# Given instruction:
Show every line in the records below that contains the word "matplotlib".

# Data section:

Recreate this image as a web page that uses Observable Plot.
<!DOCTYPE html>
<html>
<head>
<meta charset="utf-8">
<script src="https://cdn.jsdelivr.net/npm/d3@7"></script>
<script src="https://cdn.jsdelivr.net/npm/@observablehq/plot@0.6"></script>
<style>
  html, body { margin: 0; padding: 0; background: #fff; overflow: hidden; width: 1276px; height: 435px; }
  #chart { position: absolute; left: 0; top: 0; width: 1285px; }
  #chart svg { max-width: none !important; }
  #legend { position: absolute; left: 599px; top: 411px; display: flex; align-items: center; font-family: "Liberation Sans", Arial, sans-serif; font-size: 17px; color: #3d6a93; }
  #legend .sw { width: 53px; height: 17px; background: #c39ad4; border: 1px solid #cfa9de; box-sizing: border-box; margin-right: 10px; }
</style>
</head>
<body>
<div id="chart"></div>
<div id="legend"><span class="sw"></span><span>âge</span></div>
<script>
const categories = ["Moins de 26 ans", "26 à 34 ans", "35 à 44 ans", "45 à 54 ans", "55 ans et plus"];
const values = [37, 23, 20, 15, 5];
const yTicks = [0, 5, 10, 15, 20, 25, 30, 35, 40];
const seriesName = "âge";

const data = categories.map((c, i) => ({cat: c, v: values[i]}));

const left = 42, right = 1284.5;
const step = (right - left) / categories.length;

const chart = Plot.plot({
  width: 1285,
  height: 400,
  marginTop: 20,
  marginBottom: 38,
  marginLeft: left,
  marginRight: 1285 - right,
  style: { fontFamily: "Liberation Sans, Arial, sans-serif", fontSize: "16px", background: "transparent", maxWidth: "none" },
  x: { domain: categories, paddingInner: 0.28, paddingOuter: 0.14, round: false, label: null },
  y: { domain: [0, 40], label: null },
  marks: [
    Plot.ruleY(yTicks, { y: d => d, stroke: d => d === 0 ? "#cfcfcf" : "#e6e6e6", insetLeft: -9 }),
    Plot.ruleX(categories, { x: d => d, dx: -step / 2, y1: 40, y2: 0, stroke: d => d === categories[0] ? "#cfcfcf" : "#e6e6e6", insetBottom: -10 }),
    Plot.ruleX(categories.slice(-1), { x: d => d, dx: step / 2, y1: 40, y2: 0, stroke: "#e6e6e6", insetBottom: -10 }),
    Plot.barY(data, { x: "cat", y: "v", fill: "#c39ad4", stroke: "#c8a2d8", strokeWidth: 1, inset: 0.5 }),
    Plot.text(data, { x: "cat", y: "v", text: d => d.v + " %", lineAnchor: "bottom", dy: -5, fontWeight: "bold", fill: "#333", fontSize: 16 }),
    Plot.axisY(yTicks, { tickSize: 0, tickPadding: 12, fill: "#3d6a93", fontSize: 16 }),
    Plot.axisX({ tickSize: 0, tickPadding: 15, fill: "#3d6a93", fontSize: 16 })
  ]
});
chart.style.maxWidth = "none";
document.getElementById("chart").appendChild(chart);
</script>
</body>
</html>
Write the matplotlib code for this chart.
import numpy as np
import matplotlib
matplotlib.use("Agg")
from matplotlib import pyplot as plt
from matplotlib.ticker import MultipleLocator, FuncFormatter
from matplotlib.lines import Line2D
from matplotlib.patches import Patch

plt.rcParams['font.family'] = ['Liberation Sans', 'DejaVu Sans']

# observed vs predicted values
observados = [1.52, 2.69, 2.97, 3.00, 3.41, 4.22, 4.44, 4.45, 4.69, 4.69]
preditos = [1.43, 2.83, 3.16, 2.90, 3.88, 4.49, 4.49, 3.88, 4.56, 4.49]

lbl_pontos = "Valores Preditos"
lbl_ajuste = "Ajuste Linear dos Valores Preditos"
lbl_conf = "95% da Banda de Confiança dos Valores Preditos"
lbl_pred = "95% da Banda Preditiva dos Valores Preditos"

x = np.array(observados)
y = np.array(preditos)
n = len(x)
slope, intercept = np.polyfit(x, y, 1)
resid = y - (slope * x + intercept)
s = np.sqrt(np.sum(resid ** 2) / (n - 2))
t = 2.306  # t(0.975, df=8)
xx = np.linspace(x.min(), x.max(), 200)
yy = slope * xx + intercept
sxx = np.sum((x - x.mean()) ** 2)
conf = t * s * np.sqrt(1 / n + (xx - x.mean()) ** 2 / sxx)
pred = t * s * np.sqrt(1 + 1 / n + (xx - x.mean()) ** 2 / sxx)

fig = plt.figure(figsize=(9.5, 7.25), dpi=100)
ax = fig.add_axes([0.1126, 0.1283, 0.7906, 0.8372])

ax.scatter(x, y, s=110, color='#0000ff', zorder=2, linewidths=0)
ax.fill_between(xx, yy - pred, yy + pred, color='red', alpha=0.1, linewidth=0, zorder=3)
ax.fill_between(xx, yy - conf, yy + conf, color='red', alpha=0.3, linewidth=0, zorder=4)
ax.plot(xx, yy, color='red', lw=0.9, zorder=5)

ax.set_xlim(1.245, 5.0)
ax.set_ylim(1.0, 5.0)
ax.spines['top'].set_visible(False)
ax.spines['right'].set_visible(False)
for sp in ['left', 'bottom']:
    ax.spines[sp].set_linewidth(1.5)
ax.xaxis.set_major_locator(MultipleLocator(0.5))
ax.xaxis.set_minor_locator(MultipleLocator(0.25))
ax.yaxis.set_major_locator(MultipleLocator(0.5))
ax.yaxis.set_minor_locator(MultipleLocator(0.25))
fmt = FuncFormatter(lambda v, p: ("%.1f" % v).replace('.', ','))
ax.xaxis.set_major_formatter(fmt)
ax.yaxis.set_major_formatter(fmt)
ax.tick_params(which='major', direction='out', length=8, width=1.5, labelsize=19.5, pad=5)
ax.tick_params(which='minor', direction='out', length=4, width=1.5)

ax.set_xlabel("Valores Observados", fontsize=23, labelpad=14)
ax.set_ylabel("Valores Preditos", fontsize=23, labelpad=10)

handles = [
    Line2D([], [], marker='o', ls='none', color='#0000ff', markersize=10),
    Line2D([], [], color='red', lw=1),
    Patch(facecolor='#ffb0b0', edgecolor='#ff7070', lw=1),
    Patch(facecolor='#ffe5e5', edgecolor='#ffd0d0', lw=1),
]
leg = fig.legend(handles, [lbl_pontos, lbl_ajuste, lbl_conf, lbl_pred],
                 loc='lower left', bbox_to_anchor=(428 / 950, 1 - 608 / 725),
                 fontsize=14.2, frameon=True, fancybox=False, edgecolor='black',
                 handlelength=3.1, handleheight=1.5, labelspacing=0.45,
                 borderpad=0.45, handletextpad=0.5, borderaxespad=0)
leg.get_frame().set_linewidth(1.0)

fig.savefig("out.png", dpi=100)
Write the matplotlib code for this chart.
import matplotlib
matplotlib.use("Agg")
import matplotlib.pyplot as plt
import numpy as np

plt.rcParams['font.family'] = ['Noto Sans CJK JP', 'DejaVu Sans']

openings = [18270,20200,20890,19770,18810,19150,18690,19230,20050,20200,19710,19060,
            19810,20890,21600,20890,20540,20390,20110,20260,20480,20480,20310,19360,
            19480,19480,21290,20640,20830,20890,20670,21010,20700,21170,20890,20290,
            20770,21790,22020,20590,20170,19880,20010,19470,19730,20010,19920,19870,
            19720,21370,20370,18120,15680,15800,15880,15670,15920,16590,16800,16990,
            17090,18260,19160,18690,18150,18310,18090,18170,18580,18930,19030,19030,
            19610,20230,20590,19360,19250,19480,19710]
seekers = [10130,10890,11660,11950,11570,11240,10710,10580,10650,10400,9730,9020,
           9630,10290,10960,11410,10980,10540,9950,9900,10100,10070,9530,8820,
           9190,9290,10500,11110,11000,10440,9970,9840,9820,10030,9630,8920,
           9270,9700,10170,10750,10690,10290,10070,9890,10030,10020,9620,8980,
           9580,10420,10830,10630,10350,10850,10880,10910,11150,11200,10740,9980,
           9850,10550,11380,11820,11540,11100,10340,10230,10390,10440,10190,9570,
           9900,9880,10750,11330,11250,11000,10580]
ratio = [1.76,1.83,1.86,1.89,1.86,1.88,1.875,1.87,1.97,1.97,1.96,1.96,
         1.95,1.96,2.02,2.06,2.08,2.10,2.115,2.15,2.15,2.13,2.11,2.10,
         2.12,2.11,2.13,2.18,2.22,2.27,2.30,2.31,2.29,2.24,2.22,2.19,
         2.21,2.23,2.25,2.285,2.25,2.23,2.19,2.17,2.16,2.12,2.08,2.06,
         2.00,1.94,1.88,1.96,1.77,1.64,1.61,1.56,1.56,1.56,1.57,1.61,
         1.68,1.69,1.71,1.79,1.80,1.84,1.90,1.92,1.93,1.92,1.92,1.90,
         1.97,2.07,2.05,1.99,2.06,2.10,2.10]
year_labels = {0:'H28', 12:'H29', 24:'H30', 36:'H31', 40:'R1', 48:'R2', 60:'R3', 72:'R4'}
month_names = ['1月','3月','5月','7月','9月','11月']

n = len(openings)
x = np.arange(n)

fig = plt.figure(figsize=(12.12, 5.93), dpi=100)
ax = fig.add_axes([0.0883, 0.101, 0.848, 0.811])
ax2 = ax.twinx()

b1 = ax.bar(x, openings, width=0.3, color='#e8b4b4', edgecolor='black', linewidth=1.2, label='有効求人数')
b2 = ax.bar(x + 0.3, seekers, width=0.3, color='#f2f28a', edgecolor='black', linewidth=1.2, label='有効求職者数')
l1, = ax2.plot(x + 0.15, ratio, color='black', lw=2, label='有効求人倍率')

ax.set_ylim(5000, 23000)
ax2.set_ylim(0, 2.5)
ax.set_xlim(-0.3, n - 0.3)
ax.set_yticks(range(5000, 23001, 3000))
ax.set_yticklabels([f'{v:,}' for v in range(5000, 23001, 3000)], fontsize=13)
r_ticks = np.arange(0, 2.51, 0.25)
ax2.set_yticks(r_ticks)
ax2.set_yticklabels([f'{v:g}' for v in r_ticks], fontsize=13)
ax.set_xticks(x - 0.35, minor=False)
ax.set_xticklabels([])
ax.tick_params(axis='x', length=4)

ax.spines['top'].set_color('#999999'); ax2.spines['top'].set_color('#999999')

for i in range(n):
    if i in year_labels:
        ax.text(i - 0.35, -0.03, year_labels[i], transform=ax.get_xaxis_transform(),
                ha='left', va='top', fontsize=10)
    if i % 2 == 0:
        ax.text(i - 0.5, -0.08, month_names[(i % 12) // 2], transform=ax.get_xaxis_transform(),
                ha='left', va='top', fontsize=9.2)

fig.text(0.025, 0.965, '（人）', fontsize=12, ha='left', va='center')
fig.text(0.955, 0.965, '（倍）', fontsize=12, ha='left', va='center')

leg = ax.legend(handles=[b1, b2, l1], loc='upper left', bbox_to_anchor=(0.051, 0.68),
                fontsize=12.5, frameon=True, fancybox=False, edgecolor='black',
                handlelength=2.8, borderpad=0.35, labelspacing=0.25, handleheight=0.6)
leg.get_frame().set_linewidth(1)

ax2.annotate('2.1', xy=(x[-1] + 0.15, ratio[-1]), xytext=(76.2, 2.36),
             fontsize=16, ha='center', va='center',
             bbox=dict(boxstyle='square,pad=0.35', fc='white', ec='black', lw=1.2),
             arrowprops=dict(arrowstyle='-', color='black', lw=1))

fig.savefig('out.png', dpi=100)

# Written reply:
Write the matplotlib code for this chart.
import matplotlib
matplotlib.use("Agg")
from matplotlib import pyplot as plt
from matplotlib.ticker import MultipleLocator, FuncFormatter
from matplotlib.lines import Line2D
from matplotlib.patches import Patch
Write the matplotlib code for this chart.
import matplotlib
matplotlib.use("Agg")
import matplotlib.pyplot as plt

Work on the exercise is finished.